___ Extracted data ___

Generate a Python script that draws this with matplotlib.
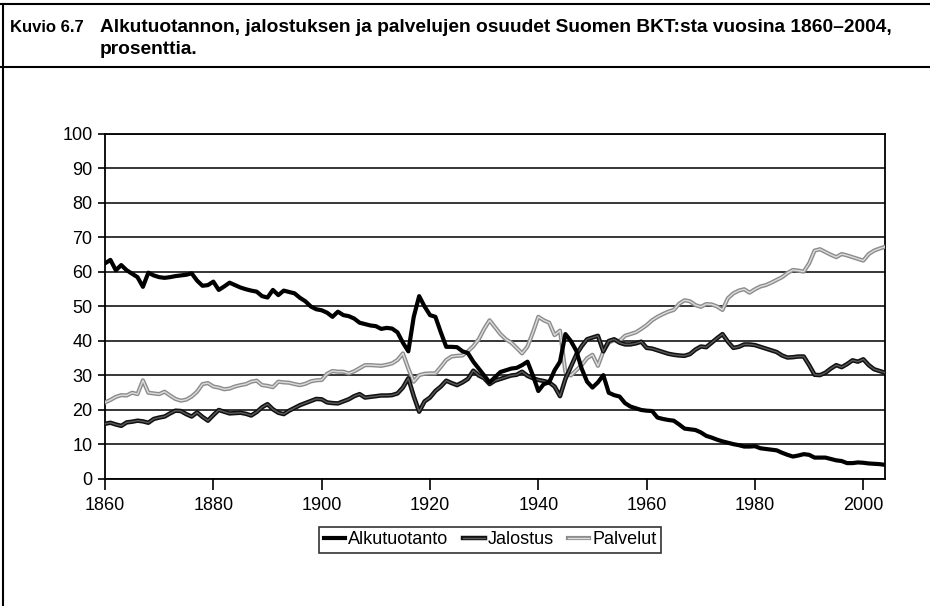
import matplotlib
matplotlib.use("Agg")
import matplotlib.pyplot as plt
import matplotlib.patheffects as pe
from matplotlib.lines import Line2D

plt.rcParams['font.family'] = ['Liberation Sans', 'DejaVu Sans']

# Data: shares of GDP (%), yearly 1860-2004
vuodet = list(range(1860, 2005))

alkutuotanto = [
    62.5, 63.5, 60.5, 62.0, 60.5, 59.5, 58.5, 55.7, 59.8, 59.0,
    58.5, 58.3, 58.5, 58.8, 59.0, 59.2, 59.6, 57.5, 56.0, 56.2,
    57.2, 54.8, 55.8, 56.9, 56.2, 55.5, 55.0, 54.6, 54.3, 53.0,
    52.6, 54.8, 53.3, 54.6, 54.2, 53.8, 52.5, 51.5, 50.0, 49.2,
    48.9, 48.2, 47.0, 48.5, 47.5, 47.2, 46.5, 45.3, 44.9, 44.5,
    44.3, 43.5, 43.8, 43.6, 42.5, 39.5, 37.0, 47.0, 53.0, 50.0,
    47.5, 47.0, 42.5, 38.3, 38.3, 38.2, 37.0, 36.5, 34.0, 32.0,
    30.0, 28.0, 29.5, 31.0, 31.5, 32.0, 32.2, 33.0, 34.0, 30.0,
    25.5, 27.5, 28.0, 31.5, 34.0, 42.0, 40.0, 37.2, 32.0, 28.2,
    26.5, 28.0, 30.1, 25.0, 24.3, 23.9, 22.0, 21.0, 20.5, 20.0,
    19.8, 19.7, 17.8, 17.4, 17.1, 16.9, 15.8, 14.6, 14.4, 14.2,
    13.5, 12.5, 12.0, 11.4, 10.9, 10.5, 10.1, 9.8, 9.4, 9.4,
    9.5, 8.9, 8.7, 8.5, 8.3, 7.6, 7.0, 6.5, 6.8, 7.2,
    7.0, 6.2, 6.2, 6.2, 5.8, 5.4, 5.2, 4.6, 4.6, 4.8,
    4.7, 4.5, 4.4, 4.3, 4.1,
]

jalostus = [
    16.0, 16.3, 15.8, 15.4, 16.4, 16.6, 16.9, 16.7, 16.3, 17.4,
    17.8, 18.1, 19.0, 19.8, 19.7, 18.8, 18.1, 19.3, 18.0, 16.9,
    18.5, 20.0, 19.5, 19.0, 19.1, 19.2, 18.9, 18.4, 19.4, 20.8,
    21.7, 20.2, 19.2, 18.8, 19.8, 20.6, 21.4, 22.0, 22.6, 23.2,
    23.1, 22.2, 22.0, 21.9, 22.5, 23.1, 24.0, 24.6, 23.6, 23.8,
    24.0, 24.2, 24.2, 24.3, 24.8, 26.5, 29.2, 24.0, 19.5, 22.5,
    23.6, 25.5, 26.8, 28.5, 27.8, 27.2, 28.0, 29.0, 31.4, 30.0,
    29.2, 27.5, 28.5, 29.0, 29.5, 30.0, 30.2, 31.1, 29.9, 29.2,
    28.7, 28.4, 28.0, 26.8, 24.0, 29.0, 32.5, 36.0, 38.5, 40.5,
    41.0, 41.5, 37.0, 40.0, 40.5, 39.5, 39.0, 39.0, 39.3, 39.8,
    38.0, 37.8, 37.3, 36.8, 36.3, 36.0, 35.8, 35.7, 36.2, 37.5,
    38.4, 38.2, 39.5, 40.8, 42.0, 39.8, 38.0, 38.3, 39.0, 39.0,
    38.8, 38.3, 37.8, 37.3, 36.8, 35.8, 35.2, 35.3, 35.5, 35.5,
    33.0, 30.2, 30.1, 30.8, 32.0, 33.0, 32.4, 33.3, 34.4, 34.0,
    34.7, 33.0, 31.8, 31.3, 30.8,
]

palvelut = [
    22.2, 22.9, 23.8, 24.3, 24.2, 25.0, 24.6, 28.6, 25.0, 24.8,
    24.6, 25.3, 24.2, 23.2, 22.7, 23.0, 23.9, 25.3, 27.5, 27.8,
    26.8, 26.5, 26.0, 26.2, 26.8, 27.2, 27.5, 28.2, 28.5, 27.2,
    27.0, 26.6, 28.2, 28.0, 27.9, 27.5, 27.2, 27.6, 28.3, 28.6,
    28.7, 30.5, 31.3, 31.1, 31.1, 30.6, 31.2, 32.1, 33.0, 33.0,
    32.9, 32.8, 33.1, 33.5, 34.5, 36.4, 32.0, 28.2, 30.1, 30.5,
    30.6, 30.6, 32.5, 34.5, 35.5, 35.7, 35.8, 37.0, 38.5, 40.5,
    43.5, 46.0, 44.0, 42.0, 40.5, 39.5, 38.0, 36.4, 38.4, 42.5,
    47.0, 46.0, 45.3, 41.7, 43.0, 31.0, 30.0, 31.5, 33.0, 35.0,
    36.0, 32.8, 37.0, 39.5, 40.3, 40.0, 41.5, 42.0, 42.5, 43.5,
    44.6, 46.0, 47.0, 47.8, 48.5, 49.0, 50.8, 51.8, 51.5, 50.4,
    49.9, 50.7, 50.6, 50.0, 49.0, 52.4, 53.8, 54.6, 55.0, 54.0,
    55.0, 55.8, 56.2, 56.9, 57.7, 58.5, 59.7, 60.6, 60.4, 60.1,
    62.5, 66.2, 66.6, 65.8, 65.0, 64.3, 65.2, 64.8, 64.3, 63.8,
    63.3, 65.2, 66.2, 66.8, 67.3,
]

fig = plt.figure(figsize=(9.3, 6.06), dpi=100)
ax = fig.add_axes([0.1129, 0.2096, 0.8387, 0.5693])

# Palvelut: light grey hatched look
ax.plot(vuodet, palvelut, color='#dcdcdc', lw=1.0, zorder=3,
        path_effects=[pe.Stroke(linewidth=3.0, foreground='#8c8c8c'), pe.Normal()])
# Jalostus: dark line with grey core
ax.plot(vuodet, jalostus, color='#5a5a5a', lw=1.0, zorder=4,
        path_effects=[pe.Stroke(linewidth=3.2, foreground='#111111'), pe.Normal()])
# Alkutuotanto: thick black
ax.plot(vuodet, alkutuotanto, color='black', lw=3.0, zorder=5)

ax.set_xlim(1860, 2004)
ax.set_ylim(0, 100)
ax.set_xticks(range(1860, 2001, 20))
ax.set_yticks(range(0, 101, 10))
ax.yaxis.grid(True, color='black', lw=1.1)
ax.set_axisbelow(True)
for s in ax.spines.values():
    s.set_color('black')
    s.set_linewidth(1.3)
ax.tick_params(axis='x', direction='out', length=8, width=1.2, labelsize=13, pad=5)
ax.tick_params(axis='y', direction='out', length=5, width=1.2, labelsize=13, pad=4)

# legend
handles = [
    Line2D([], [], color='black', lw=3.0),
    Line2D([], [], color='#5a5a5a', lw=1.0,
           path_effects=[pe.Stroke(linewidth=3.2, foreground='#111111'), pe.Normal()]),
    Line2D([], [], color='#dcdcdc', lw=1.0,
           path_effects=[pe.Stroke(linewidth=3.0, foreground='#8c8c8c'), pe.Normal()]),
]
leg = fig.legend(handles, ['Alkutuotanto', 'Jalostus', 'Palvelut'],
                 loc='center', bbox_to_anchor=(0.527, 0.109), ncol=3,
                 frameon=True, fancybox=False, fontsize=13,
                 handlelength=1.2, handletextpad=0.15, columnspacing=0.8,
                 borderpad=0.25, borderaxespad=0)
leg.get_frame().set_edgecolor('black')
leg.get_frame().set_linewidth(1.2)

# header box
fig.add_artist(Line2D([0, 1], [0.993, 0.993], color='black', lw=1.5, transform=fig.transFigure))
fig.add_artist(Line2D([0, 1], [0.889, 0.889], color='black', lw=1.5, transform=fig.transFigure))
fig.add_artist(Line2D([0.003, 0.003], [0, 0.993], color='black', lw=1.5, transform=fig.transFigure))
fig.text(0.011, 0.955, 'Kuvio 6.7', fontsize=12, fontweight='bold', va='center')
fig.text(0.107, 0.955, 'Alkutuotannon, jalostuksen ja palvelujen osuudet Suomen BKT:sta vuosina 1860–2004,',
         fontsize=13.8, fontweight='bold', va='center')
fig.text(0.107, 0.918, 'prosenttia.', fontsize=13.8, fontweight='bold', va='center')

fig.savefig('out.png', dpi=100)
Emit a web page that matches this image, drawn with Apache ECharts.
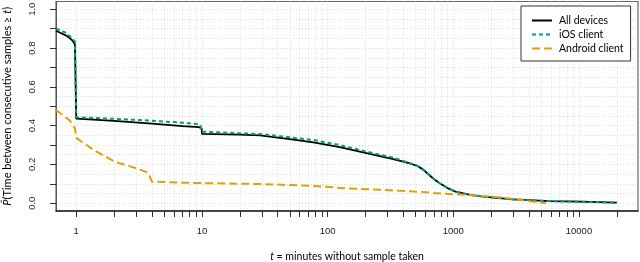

___

■ **Written task**:
Identify every line above that includes the word "this", and show those lines.

■ **The answer**:
Generate a Python script that draws this with matplotlib.
Emit a web page that matches this image, drawn with Apache ECharts.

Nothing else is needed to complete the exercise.